In the present day, Simon Watson seems the quietest and dullest of men. He works as a reference librarian and lives in his late parents’ house, which is starting to fall apart around him as it perches on the edge of an inhospitable Northeastern coast. His retired neighbor Frank is over constantly, mending the house and cajoling Simon into having serious work done on it. Frank’s daughter, Alice, also works at the library.


The only things not grounded about Simon’s life are his own relatives. His mother drowned when he and his sister, Enola, were young. He raised his sister while his father took years to die, sitting at the kitchen table. He and his sister can hold their breath underwater for unreal lengths of time. Enola travels with a carnival, reading Tarot cards. She’s getting near the age when their mother walked into the ocean and she’s finally made one of her infrequent phone calls. She’s coming home.


Simon also receives an old book from a rare books seller in the Midwest. It’s not a normal book. There are sketches and tales of a traveling show on the road. There is the story of a mute boy who wandered into Peabody’s traveling menagerie, an old fortune teller and a young woman who arrived in terror.


Each member of the troupe has suffered loss and each can do something no one else can. The boy, who the fortune teller names Amos, can breathe slowly and disappear. The fortune teller has an affinity for a hand-drawn Tarot deck that goes beyond sideshow tales. The woman was enchanted by a carnival man who disappeared, and who killed the one who tried to prevent her from repeating her mother’s sorrowful mistake. Peabody makes her a mermaid act.


The mute and the mermaid fall in love, but it is not a happy tale.


In alternating chapters, Simon’s life is starting to fall apart. He and Alice realize they are even closer than they have always been, but Simon loses his job in these days when libraries are not treasured.


And the book he was sent -- it draws him in as surely as the water has drawn in generations of the women in their family.


Swyler’s alternating stories veer more toward the magic than the real.

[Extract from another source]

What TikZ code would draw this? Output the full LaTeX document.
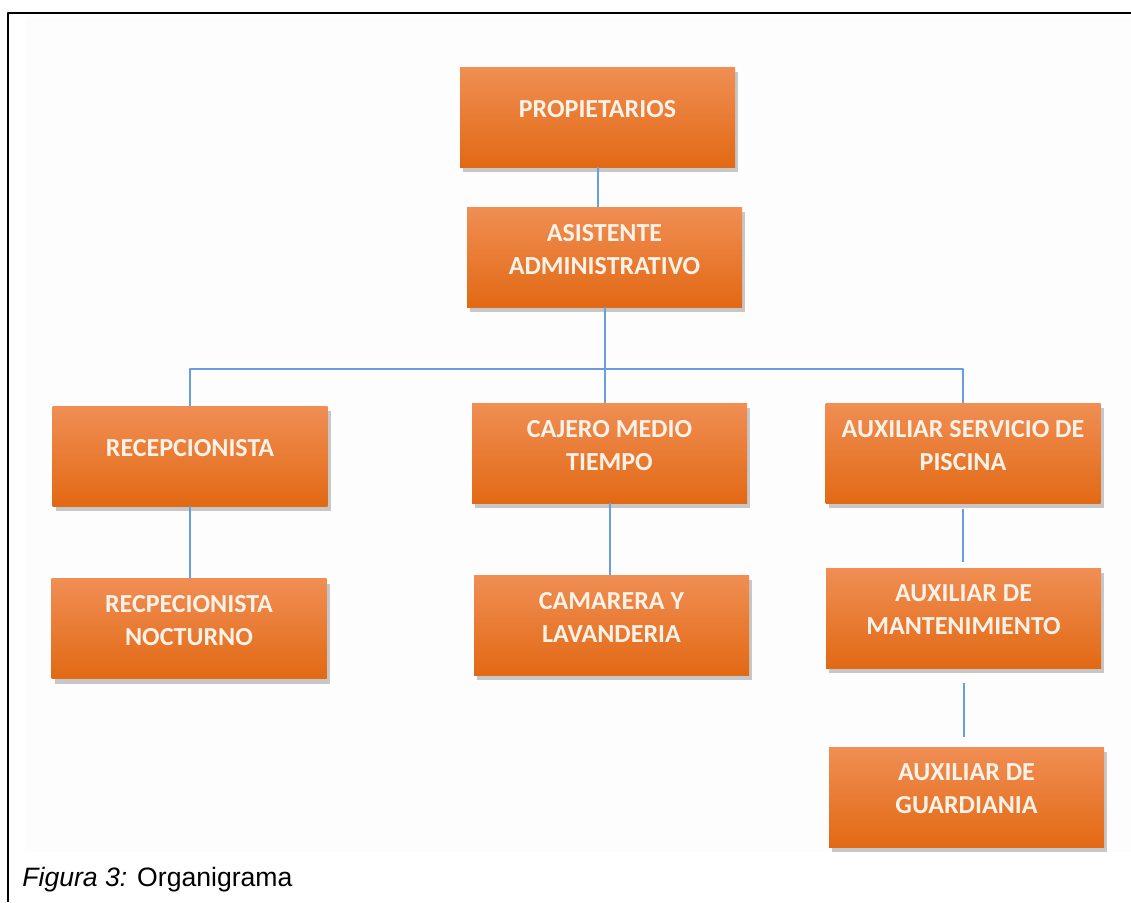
\documentclass[tikz,border=0pt]{standalone}
\usepackage{fontspec}
\setmainfont{Liberation Sans}
\newfontfamily\cajafont{Carlito}
\usetikzlibrary{shadows}
\definecolor{naranjaA}{RGB}{240,142,84}
\definecolor{naranjaB}{RGB}{242,124,42}
\definecolor{naranjaC}{RGB}{226,105,20}
\definecolor{azul}{RGB}{104,158,222}
\definecolor{letra}{RGB}{253,242,232}
\definecolor{fondo}{RGB}{253,253,253}
\begin{document}
\begin{tikzpicture}[x=0.5pt,y=-0.5pt,line join=round,
	caja/.style={rectangle,minimum width=137.5pt,minimum height=50pt,inner xsep=2pt,
		top color=naranjaA,middle color=naranjaB,bottom color=naranjaC,
		drop shadow={shadow xshift=1.5pt,shadow yshift=-2.5pt,fill=black!70,opacity=.3},
		text=letra,align=center,text depth=8pt,
		font=\cajafont\bfseries\fontsize{13}{16.5}\selectfont},
	linea/.style={draw=azul,line width=1pt}]
	
	\useasboundingbox (0,0) rectangle (1131,902);
	\fill[fondo] (25,17) rectangle (1131,852); % fondo
	\draw[line width=1.25pt] (1131,13) -- (8,13) -- (8,902); % marco
	
	\node[caja] (prop) at (597.5,117) {PROPIETARIOS};
	\node[caja] (asis) at (604.5,257) {ASISTENTE\\ADMINISTRATIVO};
	\node[caja] (recep) at (190,456) {RECEPCIONISTA};
	\node[caja] (cajero) at (609.5,453) {CAJERO MEDIO\\TIEMPO};
	\node[caja] (auxserv) at (963,453) {AUXILIAR SERVICIO DE\\PISCINA};
	\node[caja] (noct) at (189,628.5) {RECPECIONISTA\\NOCTURNO};
	\node[caja] (cam) at (611.5,625) {CAMARERA Y\\LAVANDERIA};
	\node[caja] (mant) at (963.5,618) {AUXILIAR DE\\MANTENIMIENTO};
	\node[caja] (guard) at (966.5,797) {AUXILIAR DE\\GUARDIANIA};
	\coordinate (barra) at (604.5,369);
	
	\draw[linea] (prop.south) -- (prop.south |- asis.north);
	\draw[linea] (asis.south) -- (asis.south |- cajero.north);
	\draw[linea] (recep.north) |- (barra) -| (auxserv.north); % ramas
	\draw[linea] (recep.south) -- (recep.south |- noct.north);
	\draw[linea] (cajero.south) -- (cajero.south |- cam.north);
	\draw[linea,shorten <=3pt,shorten >=3pt] (auxserv.south) -- (auxserv.south |- mant.north);
	\draw[linea,shorten <=7.5pt,shorten >=5pt] (mant.south) -- (mant.south |- guard.north);
	
	\node[anchor=base west,inner sep=0pt,font=\fontsize{13.3}{16}\selectfont] (pie) at (22,886) {\textit{Figura 3:} Organigrama};
\end{tikzpicture}
\end{document}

But whether the things that happened can be explained rationally or not, what remains real and true are the ways in which the characters care for each other. Motives are revealed that explain characters’ actions and enrich their personalities. There are few villains -- even the most selfish are seeking love or forgiveness.


There is evil, however, and at one point Simon fears it lives in the objects he loves most, including books. It’s a terrifying notion for anyone who loves books as Simon does.


For a novel in which many of the characters are hurting deeply, there is little that is morose, in part because Swyler can rely on a narrative voice that resembles a fairy tale.


Like a fairy tale, by the time The Book of Speculation has come to an end, connections are made and resolutions have come to pass. Unlike many fairy tales, there is the knowledge here that things go on and that the characters still have life to experience. And that whatever that experience is, it will include each other:


“We carry our families like anchors, rooting us in storms, making sure we never drift from where and who we are. We carry our families within us the way we carry our breath underwater, keeping us afloat, keeping us alive.”